According to Mr Margolis, lenders often have to assist the police in fraud investigations and inquiries, although not all cases result in a trial. Often the accused pleads guilty before the case reaches the court, or a witness statement is all that is required.  

However, in December 2008, the CEO was notified of a trial scheduled to commence in July 2009.


“I confirmed available dates and waited to be advised that the accused had changed their plea. It never came.” Mr Margolis recalled.


“Roll forward to July 2009 and I find myself in the witness waiting room together with a group of nervous fellow witnesses from a number of lenders. As a solicitor, I was fortunate to have had experience of court processes, but never as a witness.
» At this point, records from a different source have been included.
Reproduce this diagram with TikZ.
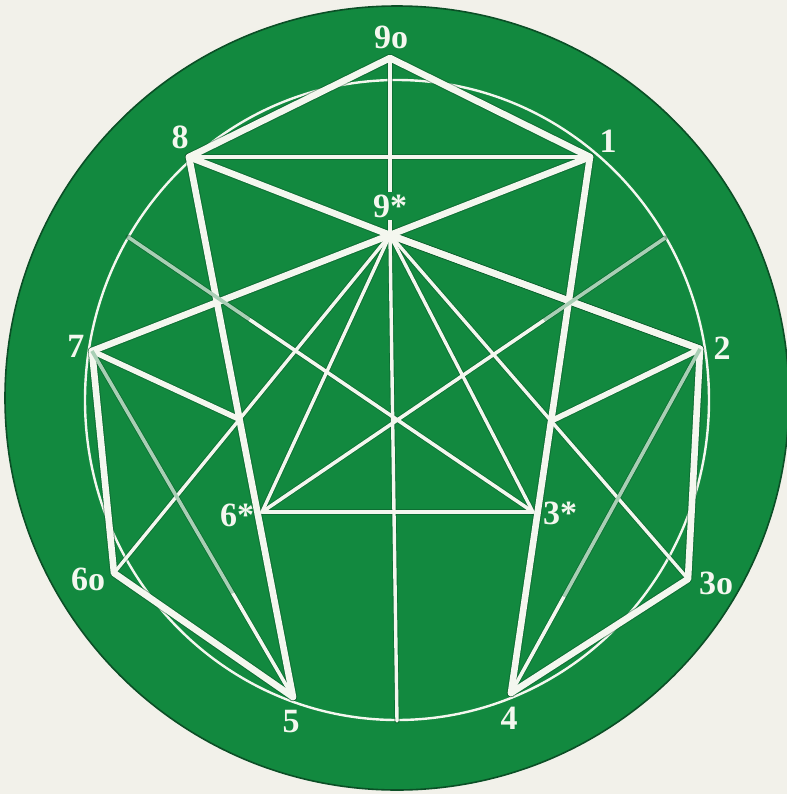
\documentclass[tikz,border=0pt]{standalone}
\usepackage{fontspec}
\setmainfont{Liberation Serif}
\usetikzlibrary{calc}
\definecolor{bgcream}{HTML}{F2F1EA}
\definecolor{discgreen}{HTML}{12893F}
\definecolor{discedge}{HTML}{0B4F26}
\definecolor{lnwhite}{HTML}{F4F7EF}
\definecolor{lngrey}{HTML}{A9CFB5}
\newcommand{\netlines}{%
  % thick lines
  \draw[tk] (n8) -- (n9o) -- (n1);
  \draw[tk] (n8) -- (n9s) -- (n1);
  \draw[tk] (n8) -- (n5);
  \draw[tk] (n1) -- (n4);
  \draw[tk] (n7) -- (n9s) -- (n2);
  \draw[tk] (n9s) -- (n2);
  \draw[tk] (n7) -- (n6o) -- (n5);
  \draw[tk] (n2) -- (n3o) -- (n4);
  % medium
  \draw[md] (n7) -- (XL);
  \draw[md] (n2) -- (XR);
  % thin
  \draw[tn] (n8) -- (n1);
  \draw[tn] (n9o) -- (n9s);
  \draw[tn] (n9s) -- (n6s);
  \draw[tn] (n9s) -- (n3s);
  \draw[tn] (n9s) -- (n6o);
  \draw[tn] (n9s) -- (n3o);
  \draw[tn] (n9s) -- (nB);
  \draw[tn] (n6s) -- (n3s);
  % graded lines
  \draw[grA] (n7) -- ($(n7)!0.70!(n5)$);
  \draw[grB] ($(n7)!0.70!(n5)$) -- (n5);
  \draw[grA] (n2) -- ($(n2)!0.72!(n4)$);
  \draw[grB] ($(n2)!0.72!(n4)$) -- (n4);
  \draw[grA] (pL) -- ($(pL)!0.30!(n3s)$);
  \draw[grB] ($(pL)!0.30!(n3s)$) -- (n3s);
  \draw[grA] (pR) -- ($(pR)!0.30!(n6s)$);
  \draw[grB] ($(pR)!0.30!(n6s)$) -- (n6s);
}
\begin{document}
\begin{tikzpicture}[x=0.5pt,y=-0.5pt,
  lbl/.style={text=lnwhite, font=\fontsize{17}{17}\selectfont\bfseries, inner sep=0pt},
]
\fill[bgcream] (0,0) rectangle (787,794);
\useasboundingbox (0,0) rectangle (787,794);
\fill[discgreen, draw=discedge, line width=0.8pt] (397,398) circle [radius=392];

% points
\coordinate (n9o) at (390,58);
\coordinate (n1)  at (590,157);
\coordinate (n8)  at (189,157);
\coordinate (n9s) at (390,235);
\coordinate (n7)  at (92,351);
\coordinate (n2)  at (700,349);
\coordinate (n6s) at (262,512);
\coordinate (n3s) at (533,512);
\coordinate (n6o) at (114,573);
\coordinate (n3o) at (688,579);
\coordinate (n5)  at (293,697);
\coordinate (n4)  at (511,693);
\coordinate (nB)  at (397,721);
\coordinate (pL)  at (128,237);
\coordinate (pR)  at (665,238);
\coordinate (XL) at (intersection of n8--n5 and n6o--n9s);
\coordinate (XR) at (intersection of n1--n4 and n3o--n9s);

% inner circle
\draw[lnwhite, line width=1.2pt] (397,400) ellipse [x radius=312, y radius=320];

% shadow pass
\begin{scope}[
  tk/.style={line width=4.3pt, draw=discedge, draw opacity=0.45, line cap=round, line join=round},
  md/.style={line width=3.7pt, draw=discedge, draw opacity=0.45, line cap=round},
  tn/.style={line width=2.6pt, draw=discedge, draw opacity=0.45, line cap=round},
  grA/.style={line width=2.6pt, draw=discedge, draw opacity=0.45, line cap=round},
  grB/.style={line width=2.6pt, draw=discedge, draw opacity=0.45, line cap=round}]
\netlines
\end{scope}
% white pass
\begin{scope}[
  tk/.style={line width=3.3pt, draw=lnwhite, line cap=round, line join=round},
  md/.style={line width=2.8pt, draw=lnwhite, line cap=round},
  tn/.style={line width=1.7pt, draw=lnwhite, line cap=round},
  grA/.style={line width=1.8pt, draw=lngrey},
  grB/.style={line width=1.8pt, draw=lnwhite}]
\netlines
\end{scope}

% labels
\node[lbl] (l9o) at (391,37) {9o};
\node[lbl] (l1)  at (608,141) {1};
\node[lbl] (l8)  at (180,137) {8};
\node[lbl, fill=discgreen, inner sep=1.5pt] (l9s) at (390,206) {9*};
\node[lbl] (l7)  at (76,346) {7};
\node[lbl] (l2)  at (722,348) {2};
\node[lbl] (l6s) at (237,515) {6*};
\node[lbl] (l3s) at (560,513) {3*};
\node[lbl] (l6o) at (88,579) {6o};
\node[lbl] (l3o) at (716,583) {3o};
\node[lbl] (l5)  at (291,722) {5};
\node[lbl] (l4)  at (509,718) {4};
\end{tikzpicture}
\end{document}
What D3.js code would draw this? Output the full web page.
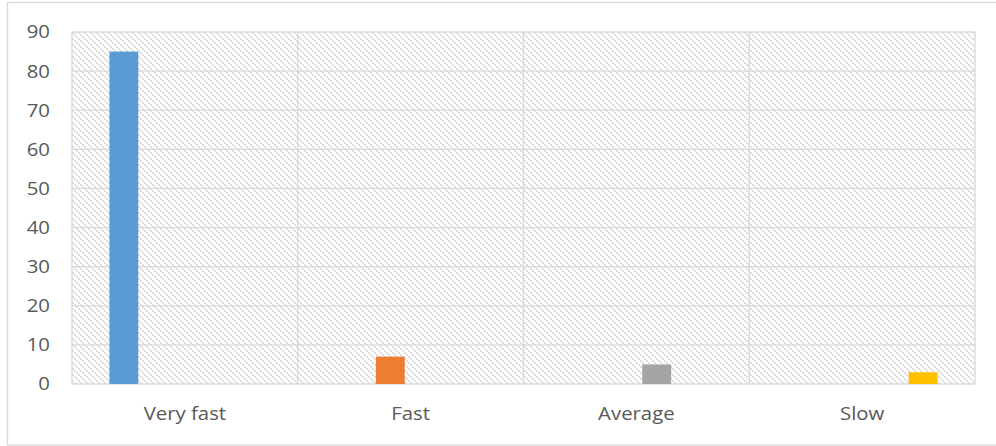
<!DOCTYPE html>
<html>
<head>
<meta charset="utf-8">
<script src="https://cdn.jsdelivr.net/npm/d3@7"></script>
<style>
  html, body { margin: 0; padding: 0; background: #fff; }
  svg { display: block; }
  text { font-family: "Open Sans", "Liberation Sans", sans-serif; fill: #595959; }
</style>
</head>
<body>
<svg id="chart" width="996" height="446"></svg>
<script>
// Response speed categories and the four series (one bar per category)
const categories = ["Very fast", "Fast", "Average", "Slow"];
const seriesNames = ["Very fast", "Fast", "Average", "Slow"];
const seriesColors = ["#5B9BD5", "#ED7D31", "#A5A5A5", "#FFC000"];
const veryFastValues = [85, null, null, null];
const fastValues = [null, 7, null, null];
const averageValues = [null, null, 5, null];
const slowValues = [null, null, null, 3];
const yTicks = [0, 10, 20, 30, 40, 50, 60, 70, 80, 90];

const seriesValues = [veryFastValues, fastValues, averageValues, slowValues];

const svg = d3.select("#chart");
const W = 996, H = 446;
const margin = { left: 72, right: 21, top: 32, bottom: 62 };
const plotW = W - margin.left - margin.right;
const plotH = H - margin.top - margin.bottom;
const gridColor = "#d9d9d9";
const fontSize = 18.5;
const textStretch = 1.1;

// Outer chart frame
svg.append("rect")
  .attr("x", 7.5).attr("y", 2.5)
  .attr("width", 996).attr("height", 442.5)
  .attr("fill", "#fff")
  .attr("stroke", gridColor).attr("stroke-width", 1.3);

// Hatched plot-area fill
const defs = svg.append("defs");
const pat = defs.append("pattern")
  .attr("id", "hatch")
  .attr("patternUnits", "userSpaceOnUse")
  .attr("width", 6).attr("height", 6);
pat.append("rect").attr("width", 6).attr("height", 6).attr("fill", "#fff");
[0, 2, 4].forEach(o => {
  pat.append("rect").attr("x", o).attr("y", o).attr("width", 2).attr("height", 2).attr("fill", "#dedede");
});

const g = svg.append("g").attr("transform", `translate(${margin.left},${margin.top})`);

const x0 = d3.scaleBand().domain(categories).range([0, plotW]).padding(0);
const x1 = d3.scaleBand().domain(seriesNames).range([0, x0.bandwidth()])
  .paddingInner(0.29).paddingOuter(0.92);
const y = d3.scaleLinear().domain([0, 90]).range([plotH, 0]);

g.append("rect")
  .attr("width", plotW).attr("height", plotH)
  .attr("fill", "url(#hatch)");

// Horizontal gridlines
g.append("g").selectAll("line").data(yTicks).join("line")
  .attr("x1", 0).attr("x2", plotW)
  .attr("y1", d => y(d)).attr("y2", d => y(d))
  .attr("stroke", gridColor).attr("stroke-width", 1.3);

// Vertical category separators and plot edges
const seps = categories.map(c => x0(c)).concat([plotW]);
g.append("g").selectAll("line").data(seps).join("line")
  .attr("x1", d => d).attr("x2", d => d)
  .attr("y1", 0).attr("y2", plotH)
  .attr("stroke", gridColor).attr("stroke-width", 1.3);

// Bars
seriesValues.forEach((vals, si) => {
  g.append("g").selectAll("rect")
    .data(categories.map((c, ci) => ({ c, v: vals[ci] })).filter(d => d.v != null))
    .join("rect")
    .attr("x", d => x0(d.c) + x1(seriesNames[si]))
    .attr("width", x1.bandwidth())
    .attr("y", d => y(d.v))
    .attr("height", d => y(0) - y(d.v))
    .attr("fill", seriesColors[si]);
});

// Widen axis labels horizontally around their anchor point
function styleLabels(sel) {
  sel.each(function () {
    const t = d3.select(this);
    const tx = +t.attr("x") || 0;
    t.attr("x", 0)
      .attr("transform", `translate(${tx},0) scale(${textStretch},1)`)
      .attr("font-size", fontSize)
      .style("font-family", null);
  });
}

// Y axis labels
const yAxis = d3.axisLeft(y).tickValues(yTicks).tickSize(0).tickPadding(22);
const ya = g.append("g").call(yAxis);
ya.select(".domain").remove();
ya.selectAll("text").call(styleLabels);

// X axis labels
const xAxis = d3.axisBottom(x0).tickSize(0).tickPadding(23);
const xa = g.append("g").attr("transform", `translate(0,${plotH})`).call(xAxis);
xa.select(".domain").remove();
xa.selectAll("text").call(styleLabels);
</script>
</body>
</html>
“One by one my fellow witnesses were summoned, until eventually it was my turn to go and wait outside the court room to be called. Entering the room was somewhat surreal, I could feel dozens of eyes burning into me and at the back of the court behind an enormous glass screen was the small lonely figure who was the cause of us all being there – the alleged fraudster – the personification of the fraud dread that all lenders fear and do so much to avoid – was sitting just a few feet away, looking pretty harmless now.” Mr Margolis recounted.


Although Cheval had not lost any money in the alleged fraud, other lenders were facing losses of millions of pounds. The sophistication of the fraud is described as “astounding” by Mr Margolis, who said that his firm was just a small cog in a large and complex system.

Mr Margolis continued: “The forty minutes or so in the witness box flew by and at the end I was congratulated by the defence counsel on the thoroughness of our file, being the various steps that Cheval takes to detect fraudsters and fraudulent application. In fact, I was told that Cheval had the most detailed file of all the lenders involved. This was obviously very pleasing, although the irony was not lost on me. For in fact, we had actually lent to and been repaid by someone who never even existed!”


As the trial concluded, the defendant was convicted on 3 counts of fraud and received a sentence of 7 years imprisonment.